* Start Data segment *

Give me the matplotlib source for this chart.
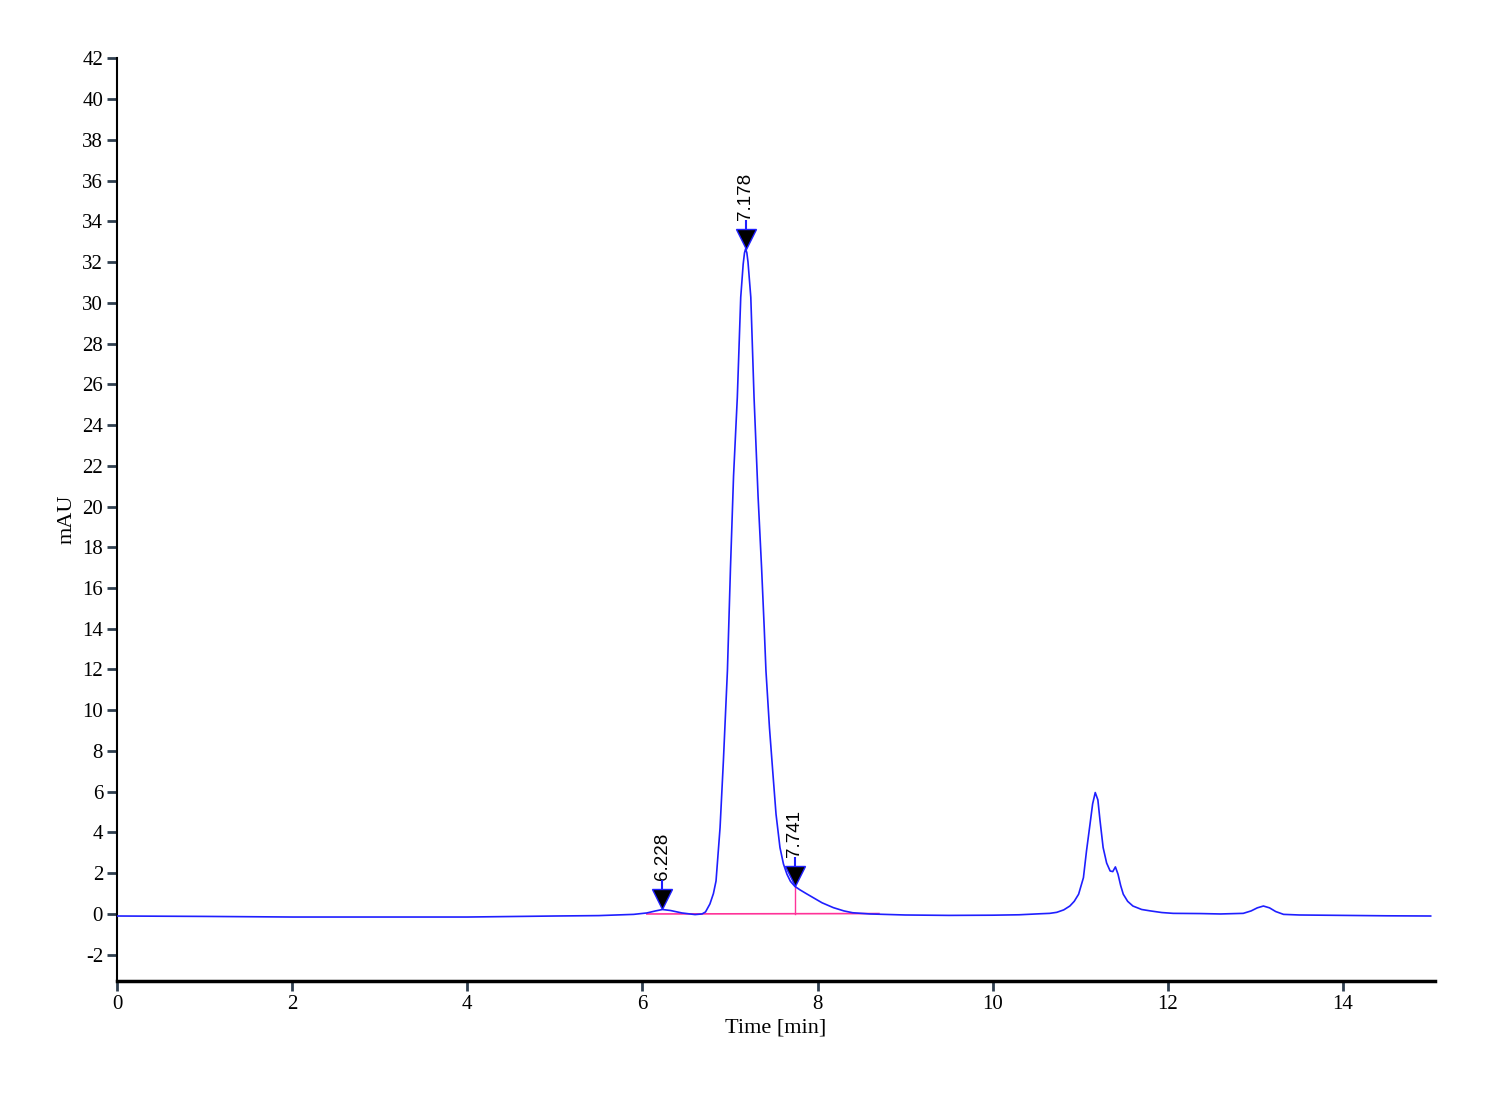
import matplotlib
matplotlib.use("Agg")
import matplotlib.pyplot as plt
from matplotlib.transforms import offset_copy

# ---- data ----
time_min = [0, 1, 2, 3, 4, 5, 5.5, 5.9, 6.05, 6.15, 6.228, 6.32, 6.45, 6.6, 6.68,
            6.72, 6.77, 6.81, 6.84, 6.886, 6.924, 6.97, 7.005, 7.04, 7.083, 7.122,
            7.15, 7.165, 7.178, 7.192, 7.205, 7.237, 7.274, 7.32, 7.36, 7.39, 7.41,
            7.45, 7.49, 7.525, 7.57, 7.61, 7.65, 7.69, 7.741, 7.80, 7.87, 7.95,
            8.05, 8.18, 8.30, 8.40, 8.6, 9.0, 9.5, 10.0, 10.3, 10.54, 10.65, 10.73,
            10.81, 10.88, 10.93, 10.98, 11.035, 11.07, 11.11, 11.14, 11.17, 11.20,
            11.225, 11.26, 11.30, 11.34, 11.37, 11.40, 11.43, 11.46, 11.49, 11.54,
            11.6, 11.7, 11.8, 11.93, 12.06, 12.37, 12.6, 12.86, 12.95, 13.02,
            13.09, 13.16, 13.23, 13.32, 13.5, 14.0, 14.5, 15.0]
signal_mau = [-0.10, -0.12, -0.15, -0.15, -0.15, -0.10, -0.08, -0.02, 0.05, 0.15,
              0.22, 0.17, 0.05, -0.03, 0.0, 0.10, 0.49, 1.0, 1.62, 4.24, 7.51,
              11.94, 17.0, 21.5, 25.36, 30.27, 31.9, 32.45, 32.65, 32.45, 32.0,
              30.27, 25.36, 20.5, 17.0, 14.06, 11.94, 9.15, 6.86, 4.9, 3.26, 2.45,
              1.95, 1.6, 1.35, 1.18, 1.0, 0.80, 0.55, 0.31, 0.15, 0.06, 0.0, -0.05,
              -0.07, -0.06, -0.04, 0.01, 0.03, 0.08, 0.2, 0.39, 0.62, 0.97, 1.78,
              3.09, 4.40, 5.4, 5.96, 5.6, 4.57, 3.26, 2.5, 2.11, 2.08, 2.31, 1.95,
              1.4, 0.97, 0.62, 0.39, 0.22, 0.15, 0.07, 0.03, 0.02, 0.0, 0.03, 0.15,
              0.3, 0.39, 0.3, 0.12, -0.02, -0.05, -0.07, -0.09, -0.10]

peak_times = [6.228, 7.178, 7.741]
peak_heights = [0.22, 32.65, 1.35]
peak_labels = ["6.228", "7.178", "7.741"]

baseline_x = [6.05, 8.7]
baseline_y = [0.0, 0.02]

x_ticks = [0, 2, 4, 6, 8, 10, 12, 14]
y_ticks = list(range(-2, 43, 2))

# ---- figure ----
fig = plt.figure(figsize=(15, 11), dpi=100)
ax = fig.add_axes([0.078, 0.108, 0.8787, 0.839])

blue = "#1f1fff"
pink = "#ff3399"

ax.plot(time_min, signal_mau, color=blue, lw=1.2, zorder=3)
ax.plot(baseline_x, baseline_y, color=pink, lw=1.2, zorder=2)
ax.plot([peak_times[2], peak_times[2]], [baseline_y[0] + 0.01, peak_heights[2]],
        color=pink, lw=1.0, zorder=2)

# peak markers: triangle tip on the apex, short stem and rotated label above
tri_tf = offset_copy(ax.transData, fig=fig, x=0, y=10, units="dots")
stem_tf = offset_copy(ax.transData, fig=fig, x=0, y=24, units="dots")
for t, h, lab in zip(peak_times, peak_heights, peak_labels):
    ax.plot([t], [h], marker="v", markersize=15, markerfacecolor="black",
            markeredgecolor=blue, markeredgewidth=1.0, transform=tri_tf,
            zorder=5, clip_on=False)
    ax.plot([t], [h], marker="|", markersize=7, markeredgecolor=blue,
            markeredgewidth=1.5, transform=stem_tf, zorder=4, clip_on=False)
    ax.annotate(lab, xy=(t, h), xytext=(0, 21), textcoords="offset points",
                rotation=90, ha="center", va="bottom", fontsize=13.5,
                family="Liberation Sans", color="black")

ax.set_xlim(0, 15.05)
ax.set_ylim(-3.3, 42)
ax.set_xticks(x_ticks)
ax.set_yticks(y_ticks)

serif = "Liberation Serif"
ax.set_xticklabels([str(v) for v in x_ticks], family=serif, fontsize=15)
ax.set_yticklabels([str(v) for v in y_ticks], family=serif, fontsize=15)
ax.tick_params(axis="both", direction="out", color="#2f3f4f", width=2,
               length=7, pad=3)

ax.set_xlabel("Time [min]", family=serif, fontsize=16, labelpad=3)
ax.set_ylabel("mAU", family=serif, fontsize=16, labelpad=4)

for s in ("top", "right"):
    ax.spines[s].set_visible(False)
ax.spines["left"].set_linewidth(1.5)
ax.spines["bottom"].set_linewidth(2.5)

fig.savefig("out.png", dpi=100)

* End Data segment *

Required work
Leave out the pictures and print every line of the data exactly.

Reply to the exercise
Give me the matplotlib source for this chart.
import matplotlib
matplotlib.use("Agg")
import matplotlib.pyplot as plt
from matplotlib.transforms import offset_copy

# ---- data ----
time_min = [0, 1, 2, 3, 4, 5, 5.5, 5.9, 6.05, 6.15, 6.228, 6.32, 6.45, 6.6, 6.68,
            6.72, 6.77, 6.81, 6.84, 6.886, 6.924, 6.97, 7.005, 7.04, 7.083, 7.122,
            7.15, 7.165, 7.178, 7.192, 7.205, 7.237, 7.274, 7.32, 7.36, 7.39, 7.41,
            7.45, 7.49, 7.525, 7.57, 7.61, 7.65, 7.69, 7.741, 7.80, 7.87, 7.95,
            8.05, 8.18, 8.30, 8.40, 8.6, 9.0, 9.5, 10.0, 10.3, 10.54, 10.65, 10.73,
            10.81, 10.88, 10.93, 10.98, 11.035, 11.07, 11.11, 11.14, 11.17, 11.20,
            11.225, 11.26, 11.30, 11.34, 11.37, 11.40, 11.43, 11.46, 11.49, 11.54,
            11.6, 11.7, 11.8, 11.93, 12.06, 12.37, 12.6, 12.86, 12.95, 13.02,
            13.09, 13.16, 13.23, 13.32, 13.5, 14.0, 14.5, 15.0]
signal_mau = [-0.10, -0.12, -0.15, -0.15, -0.15, -0.10, -0.08, -0.02, 0.05, 0.15,
              0.22, 0.17, 0.05, -0.03, 0.0, 0.10, 0.49, 1.0, 1.62, 4.24, 7.51,
              11.94, 17.0, 21.5, 25.36, 30.27, 31.9, 32.45, 32.65, 32.45, 32.0,
              30.27, 25.36, 20.5, 17.0, 14.06, 11.94, 9.15, 6.86, 4.9, 3.26, 2.45,
              1.95, 1.6, 1.35, 1.18, 1.0, 0.80, 0.55, 0.31, 0.15, 0.06, 0.0, -0.05,
              -0.07, -0.06, -0.04, 0.01, 0.03, 0.08, 0.2, 0.39, 0.62, 0.97, 1.78,
              3.09, 4.40, 5.4, 5.96, 5.6, 4.57, 3.26, 2.5, 2.11, 2.08, 2.31, 1.95,
              1.4, 0.97, 0.62, 0.39, 0.22, 0.15, 0.07, 0.03, 0.02, 0.0, 0.03, 0.15,
              0.3, 0.39, 0.3, 0.12, -0.02, -0.05, -0.07, -0.09, -0.10]

peak_times = [6.228, 7.178, 7.741]
peak_heights = [0.22, 32.65, 1.35]
peak_labels = ["6.228", "7.178", "7.741"]

baseline_x = [6.05, 8.7]
baseline_y = [0.0, 0.02]

x_ticks = [0, 2, 4, 6, 8, 10, 12, 14]
y_ticks = list(range(-2, 43, 2))

# ---- figure ----
fig = plt.figure(figsize=(15, 11), dpi=100)
ax = fig.add_axes([0.078, 0.108, 0.8787, 0.839])

blue = "#1f1fff"
pink = "#ff3399"

ax.plot(time_min, signal_mau, color=blue, lw=1.2, zorder=3)
ax.plot(baseline_x, baseline_y, color=pink, lw=1.2, zorder=2)
ax.plot([peak_times[2], peak_times[2]], [baseline_y[0] + 0.01, peak_heights[2]],
        color=pink, lw=1.0, zorder=2)

# peak markers: triangle tip on the apex, short stem and rotated label above
tri_tf = offset_copy(ax.transData, fig=fig, x=0, y=10, units="dots")
stem_tf = offset_copy(ax.transData, fig=fig, x=0, y=24, units="dots")
for t, h, lab in zip(peak_times, peak_heights, peak_labels):
    ax.plot([t], [h], marker="v", markersize=15, markerfacecolor="black",
            markeredgecolor=blue, markeredgewidth=1.0, transform=tri_tf,
            zorder=5, clip_on=False)
    ax.plot([t], [h], marker="|", markersize=7, markeredgecolor=blue,
            markeredgewidth=1.5, transform=stem_tf, zorder=4, clip_on=False)
    ax.annotate(lab, xy=(t, h), xytext=(0, 21), textcoords="offset points",
                rotation=90, ha="center", va="bottom", fontsize=13.5,
                family="Liberation Sans", color="black")

ax.set_xlim(0, 15.05)
ax.set_ylim(-3.3, 42)
ax.set_xticks(x_ticks)
ax.set_yticks(y_ticks)

serif = "Liberation Serif"
ax.set_xticklabels([str(v) for v in x_ticks], family=serif, fontsize=15)
ax.set_yticklabels([str(v) for v in y_ticks], family=serif, fontsize=15)
ax.tick_params(axis="both", direction="out", color="#2f3f4f", width=2,
               length=7, pad=3)

ax.set_xlabel("Time [min]", family=serif, fontsize=16, labelpad=3)
ax.set_ylabel("mAU", family=serif, fontsize=16, labelpad=4)

for s in ("top", "right"):
    ax.spines[s].set_visible(False)
ax.spines["left"].set_linewidth(1.5)
ax.spines["bottom"].set_linewidth(2.5)

fig.savefig("out.png", dpi=100)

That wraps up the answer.